Shein is competing in the Sept. 6 Democratic primary against incumbent U.S. Rep Richie Neal and Andrea Nuciforo, a former state senator and now Middle Berkshires Register of Deeds. (With no Republicans running for the seat, the winner of the primary will be the de facto general-election winner.)
A major focus of Shein’s campaign has been the corrupting influence of corporate money in politics—on his party as much as the GOP. “Over the last quarter-century, rank-and-file Democrats have been told by party leaders and longtime Democratic incumbents that our party needs to raise corporate money, and accept large checks from lobbyists and wealthy individuals, if we’re to win elections,” Shein writes. “But don’t worry, we’ve been told, because all that money won’t impact the Democratic Party’s ability to stand up for working people, create a fair economy, do what’s necessary on the environment, or advance the political reform that will make our democracy work for everyone.

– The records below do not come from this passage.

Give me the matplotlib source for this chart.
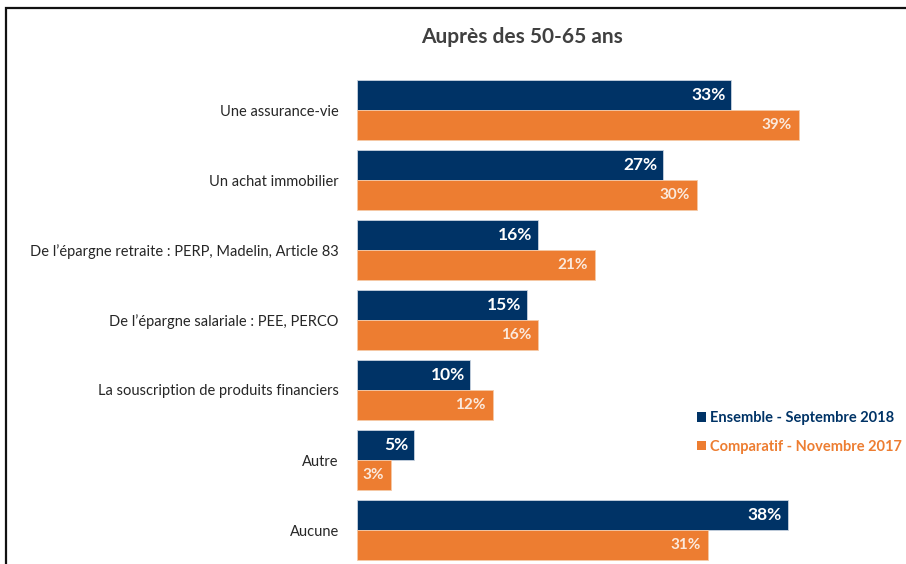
import matplotlib

matplotlib.use("Agg")
import matplotlib.pyplot as plt
from matplotlib.patches import Rectangle
import numpy as np

plt.rcParams["font.family"] = ["Lato", "DejaVu Sans"]

CATEGORIES = [
    "Une assurance-vie",
    "Un achat immobilier",
    "De l’épargne retraite : PERP, Madelin, Article 83",
    "De l’épargne salariale : PEE, PERCO",
    "La souscription de produits financiers",
    "Autre",
    "Aucune",
]
ENSEMBLE_2018 = [33, 27, 16, 15, 10, 5, 38]
COMPARATIF_2017 = [39, 30, 21, 16, 12, 3, 31]
SERIES_NAMES = ["Ensemble - Septembre 2018", "Comparatif - Novembre 2017"]

NAVY = "#003366"
ORANGE = "#ED7D31"

W, H = 906, 564
fig = plt.figure(figsize=(W / 100, H / 100), dpi=100)

# outer frame (cropped at right and bottom like the source)
fig.patches.append(Rectangle((6 / W, -0.1), 1.2, (H - 8) / H + 0.1,
                             transform=fig.transFigure, fill=False,
                             edgecolor="#111111", linewidth=1.6))

# axes placed in pixels: x=0 at 357px, 11.33 px per %, groups 70 px apart
px_per_pct = 11.33
ax = fig.add_axes([357 / W, 0, (W - 357) / W, (H - 9) / H])
ax.set_xlim(0, (W - 357) / px_per_pct)
top_i = (9 - 110) / 70
bot_i = (H - 110) / 70
ax.set_ylim(bot_i, top_i)

y = np.arange(len(CATEGORIES))
h = 30 / 70
b1 = ax.barh(y - h / 2, ENSEMBLE_2018, height=h, color=NAVY,
             edgecolor="#c9d3e0", linewidth=0.6, label=SERIES_NAMES[0])
b2 = ax.barh(y + h / 2, COMPARATIF_2017, height=h, color=ORANGE,
             edgecolor="#f6c9a6", linewidth=0.6, label=SERIES_NAMES[1])

for yi, v in zip(y, ENSEMBLE_2018):
    ax.annotate(f"{v}%", (v, yi - h / 2), xytext=(-4, 0), textcoords="offset points",
                ha="right", va="center", color="white", fontsize=12.5, fontweight="bold")
for yi, v in zip(y, COMPARATIF_2017):
    ax.annotate(f"{v}%", (v, yi + h / 2), xytext=(-5, 0), textcoords="offset points",
                ha="right", va="center", color="#fbe9dc", fontsize=11, fontweight="bold")

ax.set_yticks(y)
ax.set_yticklabels(CATEGORIES, fontsize=10.5, color="#262626")
ax.tick_params(axis="y", length=0, pad=13)
ax.set_xticks([])
for s in ax.spines.values():
    s.set_visible(False)
ax.patch.set_alpha(0)

fig.text(522 / W, 1 - 37 / H, "Auprès des 50-65 ans", ha="center", va="center",
         fontsize=15, fontweight="bold", color="#404040")

leg = fig.legend(handles=[b1, b2], labels=SERIES_NAMES, loc="upper left",
                 bbox_to_anchor=(684 / W, 1 - 398 / H), frameon=False,
                 handlelength=0.6, handleheight=0.6, handletextpad=0.3,
                 labelspacing=1.0, labelcolor=[NAVY, ORANGE],
                 prop={"size": 10.5, "weight": "bold"})
for hnd in leg.legend_handles:
    hnd.set_edgecolor("none")

fig.savefig("out.png", dpi=100)
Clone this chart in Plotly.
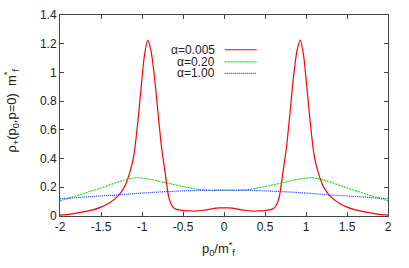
import plotly.graph_objects as go

# Red curve alpha=0.005 (left half; right half mirrored)
red_x_left = [-2.0, -1.9, -1.8, -1.7, -1.6, -1.5, -1.4, -1.3, -1.25, -1.2, -1.15, -1.1, -1.05,
              -1.0, -0.97, -0.93, -0.89, -0.85, -0.8, -0.76, -0.72, -0.68, -0.66, -0.62, -0.58,
              -0.5, -0.4, -0.35, -0.25, -0.15, -0.05]
red_y_left = [0.006, 0.012, 0.02, 0.03, 0.043, 0.062, 0.09, 0.135, 0.17, 0.22, 0.30, 0.42, 0.66,
              0.96, 1.12, 1.225, 1.15, 0.98, 0.69, 0.47, 0.31, 0.15, 0.105, 0.06, 0.046,
              0.038, 0.035, 0.034, 0.04, 0.05, 0.056]
red_center = 0.057

green_x_left = [-2.0, -1.75, -1.5, -1.25, -1.07, -0.9, -0.7, -0.5, -0.3, -0.15]
green_y_left = [0.105, 0.15, 0.195, 0.245, 0.267, 0.255, 0.23, 0.205, 0.185, 0.179]
green_center = 0.178

blue_x_left = [-2.0, -1.5, -1.28, -1.0, -0.7, -0.4, -0.2]
blue_y_left = [0.12, 0.14, 0.147, 0.16, 0.17, 0.177, 0.179]
blue_center = 0.18

labels = ["α=0.005", "α=0.20", "α=1.00"]
colors = ["#ff0000", "#22dd22", "#2233ff"]
dashes = ["solid", "2px,1px", "1px,1px"]

x_tickvals = [-2, -1.5, -1, -0.5, 0, 0.5, 1, 1.5, 2]
x_ticktext = ["-2", "-1.5", "-1", "-0.5", "0", "0.5", "1", "1.5", "2"]
y_tickvals = [0, 0.2, 0.4, 0.6, 0.8, 1.0, 1.2, 1.4]
y_ticktext = ["0", "0.2", "0.4", "0.6", "0.8", "1", "1.2", "1.4"]

x_title = "p<sub>0</sub>/m<sup>*</sup><sub>f</sub>"
y_title = "ρ<sub>+</sub>(p<sub>0</sub>,p=0)  m<sup>*</sup><sub>f</sub>"


def sym(xl, yl, c):
    xs = list(xl) + [0.0] + [-v for v in reversed(xl)]
    ys = list(yl) + [c] + list(reversed(yl))
    return xs, ys


series = [sym(red_x_left, red_y_left, red_center),
          sym(green_x_left, green_y_left, green_center),
          sym(blue_x_left, blue_y_left, blue_center)]

fig = go.Figure()
for (xs, ys), lab, col, d in zip(series, labels, colors, dashes):
    fig.add_trace(go.Scatter(x=xs, y=ys, mode="lines", name=lab,
                             line=dict(color=col, width=1.2, dash=d, shape="spline", smoothing=0.7),
                             showlegend=False))

font = dict(family="Liberation Sans, Arial, sans-serif", size=12, color="#222222")

# custom gnuplot-style legend: text right-aligned, sample line to the right
leg_y = [0.827, 0.767, 0.71]
for lab, col, d, yy in zip(labels, colors, dashes, leg_y):
    fig.add_annotation(x=0.479, y=yy, xref="paper", yref="paper", text=lab, showarrow=False,
                       xanchor="right", yanchor="middle", font=font)
    fig.add_shape(type="line", xref="paper", yref="paper", x0=0.502, x1=0.599, y0=yy, y1=yy,
                  line=dict(color=col, width=1.2, dash=d))

# axis titles
fig.add_annotation(x=0.482, y=-0.165, xref="paper", yref="paper", text=x_title, showarrow=False,
                   xanchor="center", yanchor="middle", font=dict(font, size=13))
fig.add_annotation(x=-0.148, y=0.527, xref="paper", yref="paper", text=y_title, showarrow=False,
                   textangle=-90, xanchor="center", yanchor="middle", font=dict(font, size=13))

axis_common = dict(showline=True, linecolor="#444444", linewidth=1, mirror="ticks",
                   ticks="inside", ticklen=4, tickcolor="#444444", showgrid=False,
                   zeroline=False, tickfont=font, automargin=False)

fig.update_xaxes(range=[-2, 2], tickvals=x_tickvals, ticktext=x_ticktext, **axis_common)
fig.update_yaxes(range=[0, 1.4], tickvals=y_tickvals, ticktext=y_ticktext, **axis_common)

fig.update_layout(width=409, height=268, margin=dict(l=60, r=21, t=15, b=52, autoexpand=False),
                  plot_bgcolor="white", paper_bgcolor="white", font=font)

fig.write_html("out.html", config={"displayModeBar": False},
               post_script="document.body.style.margin='0px';")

“Well, it hasn’t turned out that way.”
Shein’s campaign will accept no contributions greater than $99 and takes no money from political-action committees, lobbyists or executives from organizations that employ lobbyists. And tonight, he’ll host his own fundraiser, at his home in Alford, about a dozen miles from the governor’s abode, with a rather more modest ticket price: $2 per person. (Oh, you’ll also have to bring a potluck dish.) Attendees will discuss “how to advance public financing of elections, universal voter registration, jobs programs to put unemployed Americans to work right now, a freeze on all foreclosures, increasing taxes on the wealthy and global corporations, and massive action on climate change that begins by passing the ‘Save Our Climate Act’ to put a price on carbon pollution.”
Shein acknowledges that his event probably won’t rake in the $400,000 that Patrick’s Obama shindig is expected to raise; after all, at two bucks a person, Shein would need to invite 200,000 people to hit that mark. (“The last time we had that many people over (for the ‘Seinfeld’ finale, maybe?) we were cleaning up for weeks. I vowed never to do that again.”)
But, well, it sounds like Shein’s OK with a more modest showing: “I’m running for Congress because we need Democrats who will speak out against this unacceptable status quo, and not offer the shrugs, excuses, and rationalizations so common among those incumbent Democrats who refuse to do anything to change it.”